WS: How have you seen windowing change and what factors are contributing to these changes?
NUÑEZ: Generally speaking, windowing, holdbacks and protection are a function of pricing. The more you pay, the more you get, to oversimplify it. But then again, when people are working within budgets and don’t have the ability to do that, we need to think, OK, how can we meet our CBS monetization objectives yet still make this content available to people who want it? And that becomes a windowing discussion. As you can imagine, it gets very complex across the board, with our legacy clients and our more recent digital clients. We are all trying to figure it out together. We’ve been as protective as we can to our broadcast partners. But at the same time, we need to monetize our content. At the end of the day, if we are cannibalizing our own business then we are not doing our job. We try to do this in a way that continues to protect our core business but builds through the various new, different licensing opportunities that exist out there.

WS: How do you work with David Stapf, the president of CBS Television Studios?
NUÑEZ: We speak a lot; we coordinate a lot, especially at this time of year.

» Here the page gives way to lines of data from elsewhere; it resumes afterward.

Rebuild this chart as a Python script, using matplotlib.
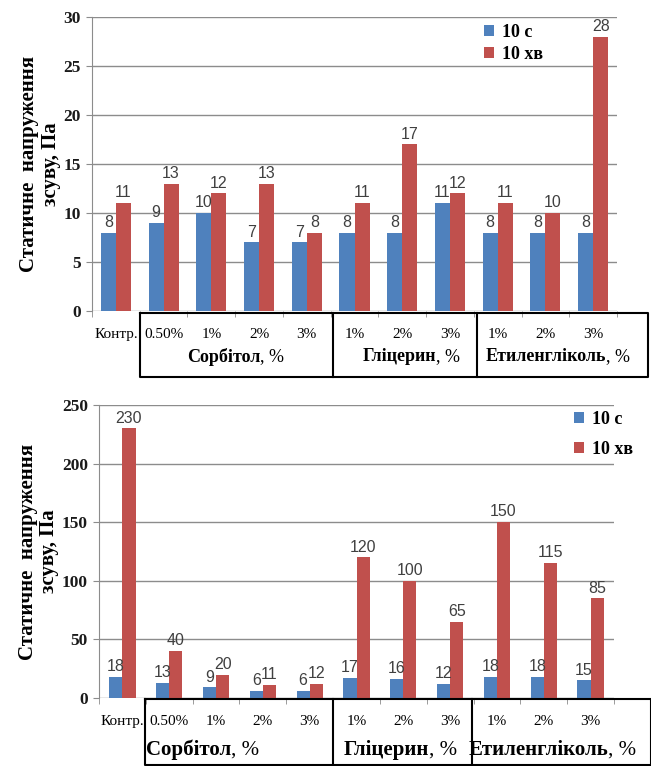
import matplotlib
matplotlib.use("Agg")
import matplotlib.pyplot as plt
import numpy as np
from matplotlib.lines import Line2D

# categories along the x axis (same for both panels)
cats = ["Контр.", "0.50%", "1%", "2%", "3%", "1%", "2%", "3%", "1%", "2%", "3%"]
series_names = ["10 с", "10 хв"]

# static shear stress, Pa - upper panel
top_10s = [8, 9, 10, 7, 7, 8, 8, 11, 8, 8, 8]
top_10min = [11, 13, 12, 13, 8, 11, 17, 12, 11, 10, 28]

# static shear stress, Pa - lower panel
bot_10s = [18, 13, 9, 6, 6, 17, 16, 12, 18, 18, 15]
bot_10min = [230, 40, 20, 11, 12, 120, 100, 65, 150, 115, 85]

groups = ["Сорбітол", "Гліцерин", "Етиленгліколь"]

BLUE = "#4f81bd"
RED = "#c0504d"
GRID = "#8c8c8c"
SERIF = "Liberation Serif"
SANS = "Liberation Sans"

W, H = 651, 766
fig = plt.figure(figsize=(W / 100, H / 100), dpi=100)


def px_axes(left, top, right, bottom):
    return fig.add_axes([left / W, 1 - bottom / H, (right - left) / W, (bottom - top) / H])


def draw_panel(ax, s1, s2, ymax, step, w):
    x = np.arange(len(cats))
    b1 = ax.bar(x - w / 2, s1, w, color=BLUE, label=series_names[0], zorder=3)
    b2 = ax.bar(x + w / 2, s2, w, color=RED, label=series_names[1], zorder=3)
    for b in (b1, b2):
        ax.bar_label(b, padding=2, fontsize=11.5, color="#404040", family=SANS)
    ax.set_xlim(-0.5, len(cats) - 0.5)
    ax.set_ylim(0, ymax)
    ax.set_yticks(np.arange(0, ymax + 1, step))
    ax.yaxis.grid(True, color=GRID, lw=1, zorder=0)
    for s in ("top", "right", "bottom"):
        ax.spines[s].set_visible(False)
    ax.spines["left"].set_color(GRID)
    ax.tick_params(axis="y", length=4, color=GRID, labelsize=12.5, pad=4)
    for t in ax.get_yticklabels():
        t.set_fontfamily(SERIF)
        t.set_fontweight("bold")
        t.set_color("#1a1a1a")
    ax.set_xticks(x, cats)
    ax.set_xticks(np.arange(len(cats) + 1) - 0.5, minor=True)
    ax.tick_params(axis="x", which="major", length=0, pad=12, labelsize=11)
    ax.tick_params(axis="x", which="minor", length=4, color=GRID)
    for t in ax.get_xticklabels():
        t.set_fontfamily(SERIF)
    ax.set_ylabel("Статичне  напруження\nзсуву, Па", fontsize=15, fontweight="bold",
                  family=SERIF, labelpad=2, linespacing=1.1)


def draw_box(top, bottom, left, div1, div2, right, label_y, centers, size):
    pts = [(left, top), (right, top), (right, bottom), (left, bottom), (left, top)]
    xs = [p[0] for p in pts]
    ys = [H - p[1] for p in pts]
    fig.add_artist(Line2D(xs, ys, color="black", lw=1.5, transform=None))
    for d in (div1, div2):
        fig.add_artist(Line2D([d, d], [H - top, H - bottom], color="black", lw=1.5, transform=None))
    for name, cx in zip(groups, centers):
        fig.text(cx / W, 1 - label_y / H, name, ha="right", va="center",
                 fontsize=size, fontweight="bold", family=SERIF)
        fig.text(cx / W, 1 - label_y / H, ", %", ha="left", va="center",
                 fontsize=size, family=SERIF)


leg_style = dict(loc="upper left", frameon=False, handlelength=0.55, handleheight=0.55,
                 handletextpad=0.45, borderaxespad=0, borderpad=0,
                 prop=dict(family=SERIF, weight="bold", size=13))

# upper panel
ax1 = px_axes(92, 17, 617, 311)
draw_panel(ax1, top_10s, top_10min, 30, 5, 0.315)
ax1.legend(bbox_to_anchor=((484 - 92) / 525, 1 - 7 / 294), labelspacing=0.25, **leg_style)
draw_box(313, 377, 140, 333, 477, 648, 357, [260, 436, 606], 13)

# lower panel
ax2 = px_axes(99, 405, 614, 698)
draw_panel(ax2, bot_10s, bot_10min, 250, 50, 0.28)
ax2.legend(bbox_to_anchor=((574 - 99) / 515, 1 - 6 / 293), labelspacing=0.7, **leg_style)
draw_box(699, 765, 145, 333, 472, 651, 750, [231, 429, 608], 15)

fig.savefig("out.png", dpi=100)
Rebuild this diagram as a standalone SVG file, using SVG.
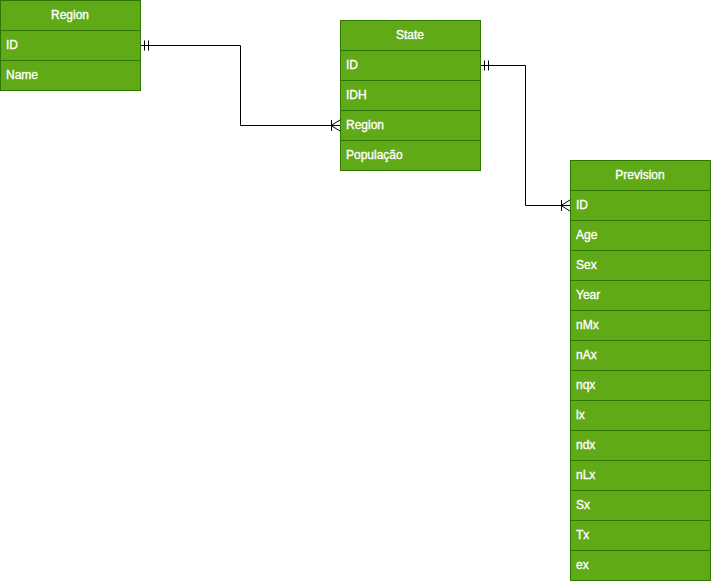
<svg xmlns="http://www.w3.org/2000/svg" width="711" height="581" viewBox="0 0 711 581">
<style>
.t{fill:#60a917;stroke:#2d7600;stroke-width:1}
.h{font-family:"Liberation Sans",Arial,sans-serif;font-size:12px;fill:#ffffff;stroke:#ffffff;stroke-width:0.35;text-anchor:middle}
.r{font-family:"Liberation Sans",Arial,sans-serif;font-size:12px;fill:#ffffff;stroke:#ffffff;stroke-width:0.35}
.c{fill:none;stroke:#000000;stroke-width:1}
</style>
<rect width="711" height="581" fill="#ffffff"/>
<g id="region">
<rect class="t" x="0.5" y="0.5" width="140" height="30"/>
<rect class="t" x="0.5" y="30.5" width="140" height="30"/>
<rect class="t" x="0.5" y="60.5" width="140" height="30"/>
<text class="h" x="70" y="19">Region</text>
<text class="r" x="6" y="49">ID</text>
<text class="r" x="6" y="79">Name</text>
</g>
<g id="state">
<rect class="t" x="340.5" y="20.5" width="140" height="30"/>
<rect class="t" x="340.5" y="50.5" width="140" height="30"/>
<rect class="t" x="340.5" y="80.5" width="140" height="30"/>
<rect class="t" x="340.5" y="110.5" width="140" height="30"/>
<rect class="t" x="340.5" y="140.5" width="140" height="30"/>
<text class="h" x="410" y="39">State</text>
<text class="r" x="346" y="69">ID</text>
<text class="r" x="346" y="99">IDH</text>
<text class="r" x="346" y="129">Region</text>
<text class="r" x="346" y="159">População</text>
</g>
<g id="prevision">
<rect class="t" x="570.5" y="160.5" width="140" height="30"/>
<rect class="t" x="570.5" y="190.5" width="140" height="30"/>
<rect class="t" x="570.5" y="220.5" width="140" height="30"/>
<rect class="t" x="570.5" y="250.5" width="140" height="30"/>
<rect class="t" x="570.5" y="280.5" width="140" height="30"/>
<rect class="t" x="570.5" y="310.5" width="140" height="30"/>
<rect class="t" x="570.5" y="340.5" width="140" height="30"/>
<rect class="t" x="570.5" y="370.5" width="140" height="30"/>
<rect class="t" x="570.5" y="400.5" width="140" height="30"/>
<rect class="t" x="570.5" y="430.5" width="140" height="30"/>
<rect class="t" x="570.5" y="460.5" width="140" height="30"/>
<rect class="t" x="570.5" y="490.5" width="140" height="30"/>
<rect class="t" x="570.5" y="520.5" width="140" height="30"/>
<rect class="t" x="570.5" y="550.5" width="140" height="30"/>
<text class="h" x="640" y="179">Prevision</text>
<text class="r" x="576" y="209">ID</text>
<text class="r" x="576" y="239">Age</text>
<text class="r" x="576" y="269">Sex</text>
<text class="r" x="576" y="299">Year</text>
<text class="r" x="576" y="329">nMx</text>
<text class="r" x="576" y="359">nAx</text>
<text class="r" x="576" y="389">nqx</text>
<text class="r" x="576" y="419">lx</text>
<text class="r" x="576" y="449">ndx</text>
<text class="r" x="576" y="479">nLx</text>
<text class="r" x="576" y="509">Sx</text>
<text class="r" x="576" y="539">Tx</text>
<text class="r" x="576" y="569">ex</text>
</g>
<g id="connectors">
<path class="c" d="M141 45.5 H240.5 V125.5 H340"/>
<path class="c" d="M144.5 40.5 V50.5 M148.5 40.5 V50.5"/>
<path class="c" d="M331.5 120 V131 M331 125.5 L340 120 M331 125.5 L340 131"/>
<path class="c" d="M481 65.5 H525.5 V205.5 H570"/>
<path class="c" d="M484.5 60.5 V70.5 M488.5 60.5 V70.5"/>
<path class="c" d="M561.5 200 V211 M561 205.5 L570 200 M561 205.5 L570 211"/>
</g>
</svg>
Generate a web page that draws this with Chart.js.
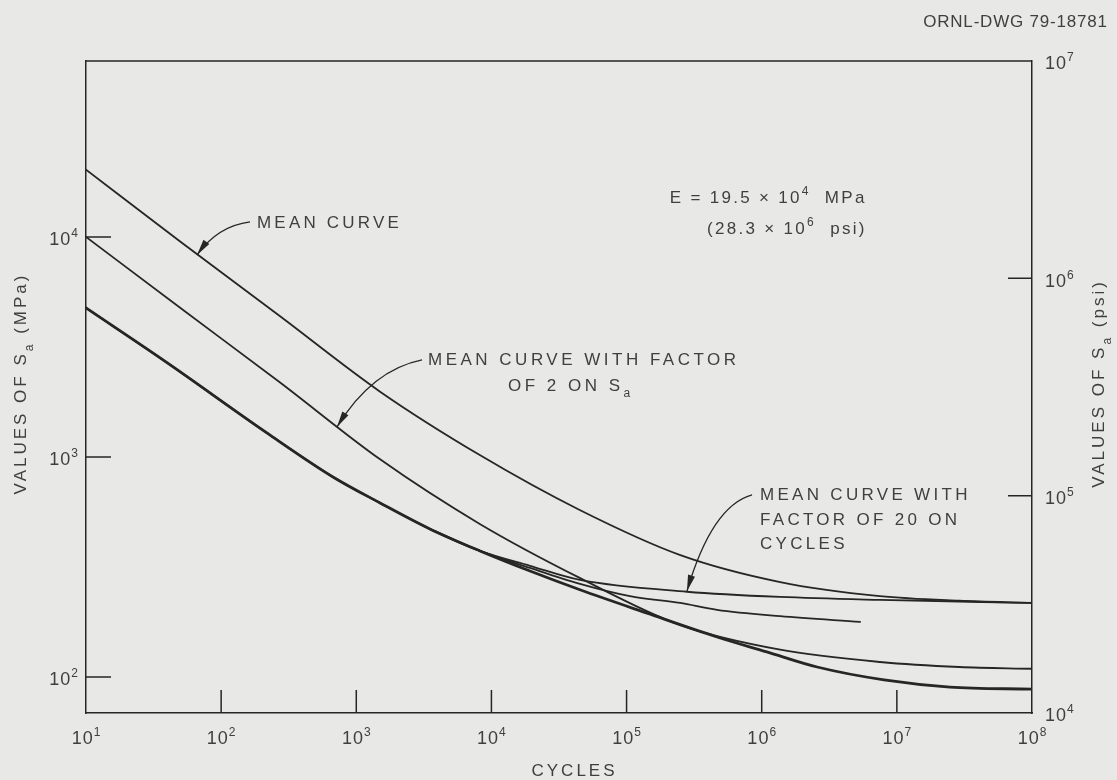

We go over scripts, we talk about potential casting and we talk about the appeal of projects from the U.S. perspective and an international perspective. But at the same time, I often say to him, over-simplistically, Just make it good! There is a lot of interaction between us, especially with our sales process, because for everything we are doing now for CBS and The CW, the timeframe is very tight from when we make a pilot to when we make decisions of what content is going to go on our networks and then roll it out for our 1,500 clients who come from all over the world to Los Angeles in May to see our content. David’s and my interests are aligned. In the case of procedurals, we want another show that is going to be appealing to the global marketplace, like a Hawaii Five-0, like an NCIS and a CSI and all the various permutations of those two shows, like a Bull and a MacGyver that will be on the air for a long time.

WS: And you have some new formats you are offering international buyers.
NUÑEZ: We’ve got Carpool Karaoke that is an offshoot of The Late Late Show with James Corden and our multi-territory deal with Apple on a global basis. We have a couple of territories where we will be doing some formats of that. Then we have Drop the Mic, which is another format from that show that we will be doing in a handful of territories.